Dan kini, program rumah subsidi akan terus dilanjutkan pada masa kepemimpinan Prabowo-Gibran.
adbmi.org – Kicauan burung menyambut kedatangan LSD Borta saat berkunjung ke rumah Samsul Hadi di Dusun Toyang Desa Borok Toyang Kecamatan Sakra Barat. Kebetulan, ia merupakan mantan pekerja migran Indonesia yang baru sebulan pulang dari Malaysai.
Selain Samsul Hadi, LSD Borta juga kerap menyambangi keluarga PMI lainnya. Ini bertujuan untuk mengkonfirmasi dan juga sekaligus meninjau para calon PMI, keluarga PMI atau mantan PMI yang telah pulang. Beberapa kunjungan sebelumnya, LSD menemukan informasi bahwa banyak PMI yang tidak menerima gaji yang sesuai.
Samsul Hadi merupakan termasuk mantan PMI yang sukses. Ia bisa membeli tanah dan juga membangun rumah dari hasil keringatnya selama di rantauan. Selain itu juga, ia bisa membeli sebuah sepeda motor.
“Alasan utama dulu merantau ya karna ekonomi.

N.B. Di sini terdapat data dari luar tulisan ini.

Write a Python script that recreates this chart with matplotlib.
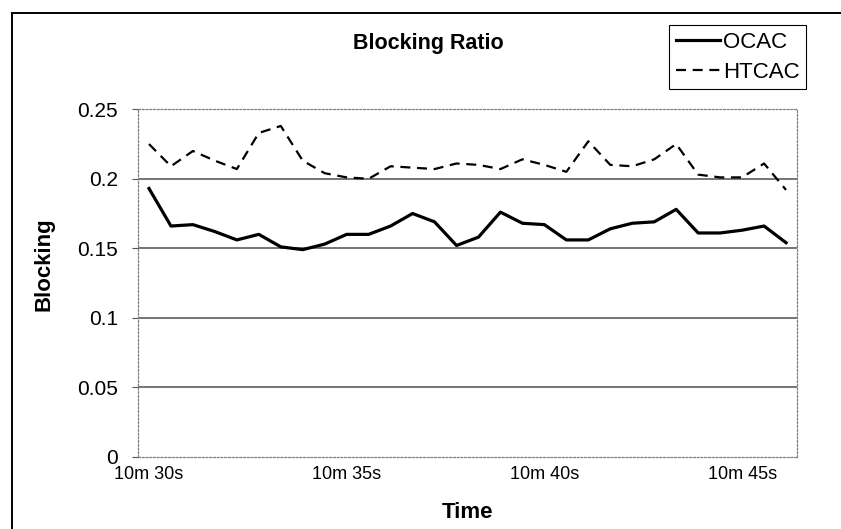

Mau punya rumah sendiri juga,” terang Samsul Hadi pada Nurdin dan Rudi, pengurus LSD Borta Desa Borok Toyang.
Dari hasil pendataan LSD Borta tahun 2024 lalu, sekitar 41,3% PMI yang merantau ke luar negeri memiliki alasan berangkat untuk membangun rumah.
Diketahui data PMI di Desa Borok Toyang sekitar 458 pada tahun 2024. Data tersebut didapatkan oleh LSD dengan cara melakuhkan pendaatan langsung perkeluarga PMI. Pendataan dilakuhkan di semua dusun di Desa Borok Toyang Kecamatan Sakra Barat.
Sementara itu, Samsul Hadi pemuda 25 tahun tersebut sudah dua kali merantau menjadi PMI. Pertama, dulu Ketika usianya 19 tahun, setelah tamat sekolah menengah atas. Namun, hanya 9 bulan menjadi PMI. Itupun ia berangkat secara unprosedural.
“saya berangkat illegal. Kalau resmi, ribet, tidak bebas bekerja. Kalau gaji kurang, bisa kabur ke tempat lain,” terang Hadi.
“apalagi saya mau cepat punya rumah,” sambung Hadi pada penulis.
Samsul Hadi merupakan satu dari banyaknya PMI asal Kabupaten Lombok Timur yang bermimpi memiliki rumah pribadi. Namun karena biaya hidup yang tinggi, di satu sisi pekerjaan yang tidak memadai memaksa mereka untuk menjadi PMI.
Keluarga PMI banyak berlatar belakang ekonomi menengah ke bawah. Hanya untuk sekedar membangun rumah, menjadi PMI adalah pelarian dan jalan pintas bagi kebanyakan orang. Sehingg, jalan pintas itu mereka lalui tanpa melihat prosedur. Ilegal salah satu caranya.
3 Juta Rumah Gratis Program Prabowo Girban
Masa pemerintahan presiden dan wakil presiden Prabowo Subianto dan Gibran Rakabumi mencetuskan program 3 juta rumah gratis. Program tersebut santer menjadi pembahasan public hingga saat ini.
Banyak yang pesimis, tentu juga banyak yang optimis atas program tersebut supaya bisa direalisasikan dalam waktu dekat.
Rencananya, program 3 juta rumah gratis tersebut akan menyasar masyarakat desa, pesisir dan juga kota. 1 juta di desa, 1 juta di kota dan juga 1 juta di pesisir.
Dilansir dari Kompas TV, anggaran pembiayaan 3 juta rumah tahun 2025 sebesar 35 Triliun. Anggaran tersebut di bagi menjadi beberapa bagian, diantaranya :
1. PLLP : Rp. 28,2 Triliun untuk 220.000 rumah
2. SBUM : Rp. 0,98 Triliun untuk 240.000 rumah
3. SSB : Rp. 4,52 Triliun untuk 743.940 rumah
4. Tapera : Rp. Rp. 1,8 Triliun untuk 14.200 rumah.
Diketahui 15,21% masyarakat Indonesia belum memiliki rumah. Data tersebut bersumber dari Badan Pusat Statistik tahun 2023.
Dari jumlah 15,21 persen, status rumah yang sedang ditempati para keluarga meliputi kontrak/sewa 5,05 persen, bebas sewa 9,37 persen, rumah dinas 0,76 persen, dan lainnya 0,03 persen.